Exercise objective:
Only the lines from the start of the data through the line with "ax.bar(x + (i" belong in the copy. Restate them word for word, minus the pictures.

Recorded data:
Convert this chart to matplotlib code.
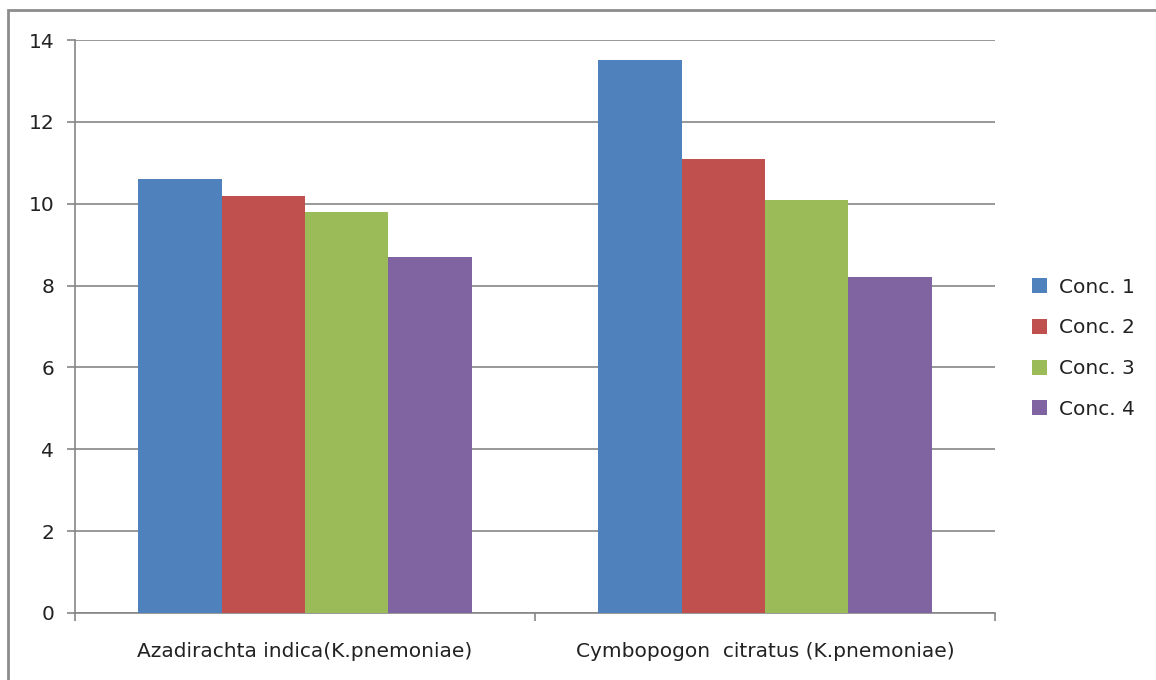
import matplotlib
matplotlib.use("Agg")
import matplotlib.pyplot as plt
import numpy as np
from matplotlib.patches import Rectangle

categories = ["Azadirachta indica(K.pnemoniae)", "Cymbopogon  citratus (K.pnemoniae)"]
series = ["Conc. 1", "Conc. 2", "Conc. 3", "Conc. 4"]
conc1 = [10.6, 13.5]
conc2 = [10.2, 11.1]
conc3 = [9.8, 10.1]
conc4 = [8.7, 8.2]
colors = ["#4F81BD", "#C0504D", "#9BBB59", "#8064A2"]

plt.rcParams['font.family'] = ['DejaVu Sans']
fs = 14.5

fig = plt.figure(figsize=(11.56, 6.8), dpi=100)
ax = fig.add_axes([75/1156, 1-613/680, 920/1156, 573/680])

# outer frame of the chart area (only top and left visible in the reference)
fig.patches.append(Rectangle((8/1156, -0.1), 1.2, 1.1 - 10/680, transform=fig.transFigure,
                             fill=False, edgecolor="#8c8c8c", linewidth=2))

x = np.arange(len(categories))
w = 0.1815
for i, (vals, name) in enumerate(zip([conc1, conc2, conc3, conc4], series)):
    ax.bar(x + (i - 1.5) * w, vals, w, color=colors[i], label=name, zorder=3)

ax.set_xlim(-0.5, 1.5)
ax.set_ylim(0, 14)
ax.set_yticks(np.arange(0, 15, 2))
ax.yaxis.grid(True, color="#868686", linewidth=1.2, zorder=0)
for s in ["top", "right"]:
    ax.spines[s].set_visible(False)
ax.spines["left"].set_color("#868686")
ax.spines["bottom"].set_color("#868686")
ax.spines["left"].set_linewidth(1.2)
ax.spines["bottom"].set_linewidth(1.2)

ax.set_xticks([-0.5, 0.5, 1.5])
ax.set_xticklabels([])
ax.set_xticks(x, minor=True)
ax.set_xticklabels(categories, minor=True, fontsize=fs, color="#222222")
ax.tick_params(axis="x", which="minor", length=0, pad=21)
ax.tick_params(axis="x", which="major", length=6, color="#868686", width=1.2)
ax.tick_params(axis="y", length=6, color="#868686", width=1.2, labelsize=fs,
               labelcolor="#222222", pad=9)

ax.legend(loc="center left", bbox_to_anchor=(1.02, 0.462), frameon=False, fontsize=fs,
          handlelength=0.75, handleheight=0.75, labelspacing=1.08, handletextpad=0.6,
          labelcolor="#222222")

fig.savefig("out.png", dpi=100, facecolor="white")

Full response:
Convert this chart to matplotlib code.
import matplotlib
matplotlib.use("Agg")
import matplotlib.pyplot as plt
import numpy as np
from matplotlib.patches import Rectangle

categories = ["Azadirachta indica(K.pnemoniae)", "Cymbopogon  citratus (K.pnemoniae)"]
series = ["Conc. 1", "Conc. 2", "Conc. 3", "Conc. 4"]
conc1 = [10.6, 13.5]
conc2 = [10.2, 11.1]
conc3 = [9.8, 10.1]
conc4 = [8.7, 8.2]
colors = ["#4F81BD", "#C0504D", "#9BBB59", "#8064A2"]

plt.rcParams['font.family'] = ['DejaVu Sans']
fs = 14.5

fig = plt.figure(figsize=(11.56, 6.8), dpi=100)
ax = fig.add_axes([75/1156, 1-613/680, 920/1156, 573/680])

# outer frame of the chart area (only top and left visible in the reference)
fig.patches.append(Rectangle((8/1156, -0.1), 1.2, 1.1 - 10/680, transform=fig.transFigure,
                             fill=False, edgecolor="#8c8c8c", linewidth=2))

x = np.arange(len(categories))
w = 0.1815
for i, (vals, name) in enumerate(zip([conc1, conc2, conc3, conc4], series)):
    ax.bar(x + (i - 1.5) * w, vals, w, color=colors[i], label=name, zorder=3)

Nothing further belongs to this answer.